Making the Meat Rounds, part 1

Hello again, blog. It seems that despite my assurances otherwise, I am once again neglecting you. Babies (Netflix)--what are you going to do? For now, I will try to appease you and your neglected spirit with these food pics. Just what the internet needs! 

We've been trying some of Central Texas's renowned BBQ of late, taking Sunday excursions with the baby about Austin. We've been to John Mueller's Meat Company a couple of times, and I'm happy to report that this spot made me realize I like, no, I love brisket.
Texas Cubed.

Baby is, perhaps, ready for solids.
Growing up, we had brisket often from the Smokehouse in Lindsay. At the Keck family reunion, the men would stay up all night tending to the brisket, a cauldron of beans, and a cooler of beer. The ladies were responsible for casseroles, kids, and everything else. I never really liked brisket, though I always ate a little. It made me feel nauseous, always just a little too rich, too smokey. 

All that changed when I got ahold of Mueller's brisket. Holy hell, it's nothing like what I grew up eating, God bless dear Tom Hancock and Cecil Keck's souls. First off, the bark. It's thick and black and peppery and good grief the meat inside is still tender and wait a minute, even the fat is delicious and my God how does he do it?

Beats the hell out of me, but he also prepared the first smoked rib I ever liked. See above. (That's not me.)
Photo: Wyatt McSpadden
John Mueller's gained some infamy for being a curmudgeon and apparently a good enough cook to have his troubles publicized. When he walked over and handed us our free Lone Stars a couple weeks ago, I actually felt sort of nervous*. Well, if not nervous, then really self-aware, wondering as he walked away, how was my thank you? too much eye contact? overly eager? Maybe it was the mirrored aviators. Maybe it was me. (It was me.)

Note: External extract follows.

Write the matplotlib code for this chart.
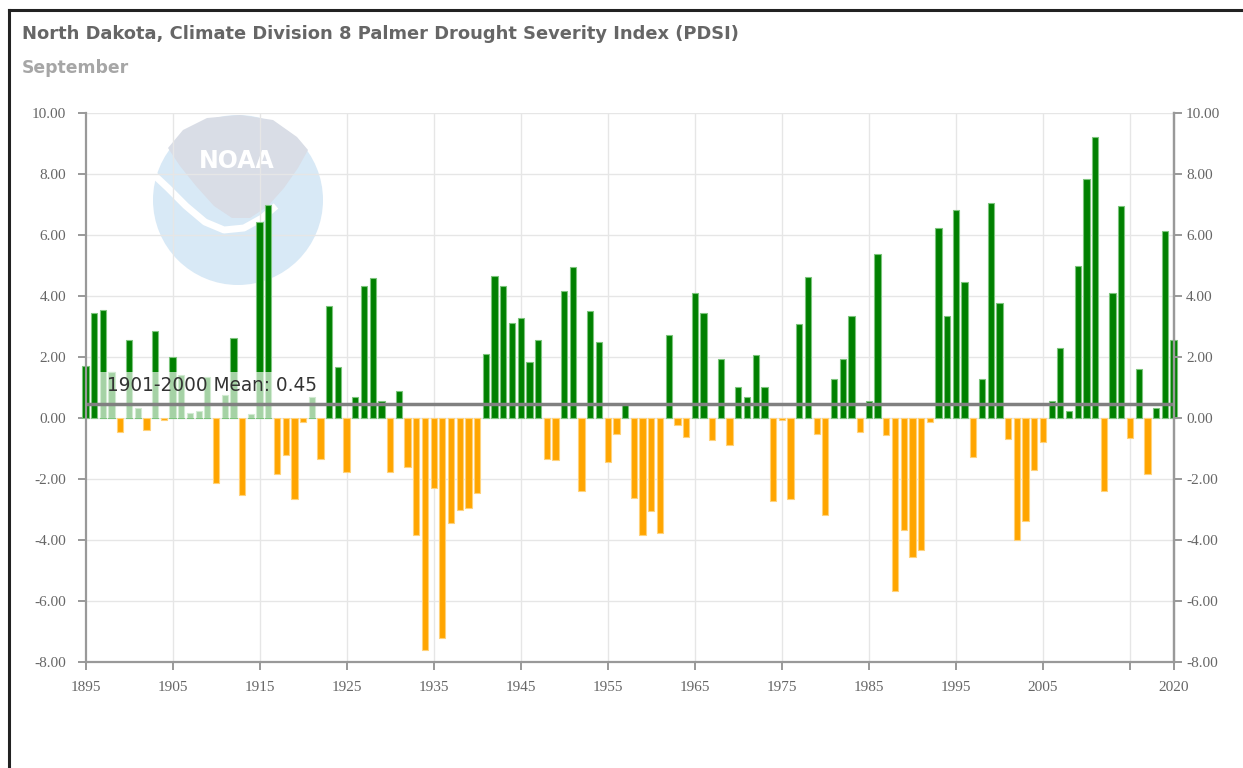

Most of the time he's a pretty great Twitter follow, so if you're into that sort of thing (Twitter, BBQ, played-up assholery, etc.), then by all means, get on that. If Twitter isn't your thing, you should still get over to 6th and Pedernales. John Mueller might change the way you think about brisket...and beer at 10:30 in the morning. He'll run out of meat before customers run out of appetite, so get there early, and don't whine.
 
*Don't worry. This isn't all that odd. I get nervous making small talk with cashiers and, at 38 (38!) get the 17-year-old-trying-to-buy-beer butterflies going through the checkout line with a bottle of wine at Whole Foods.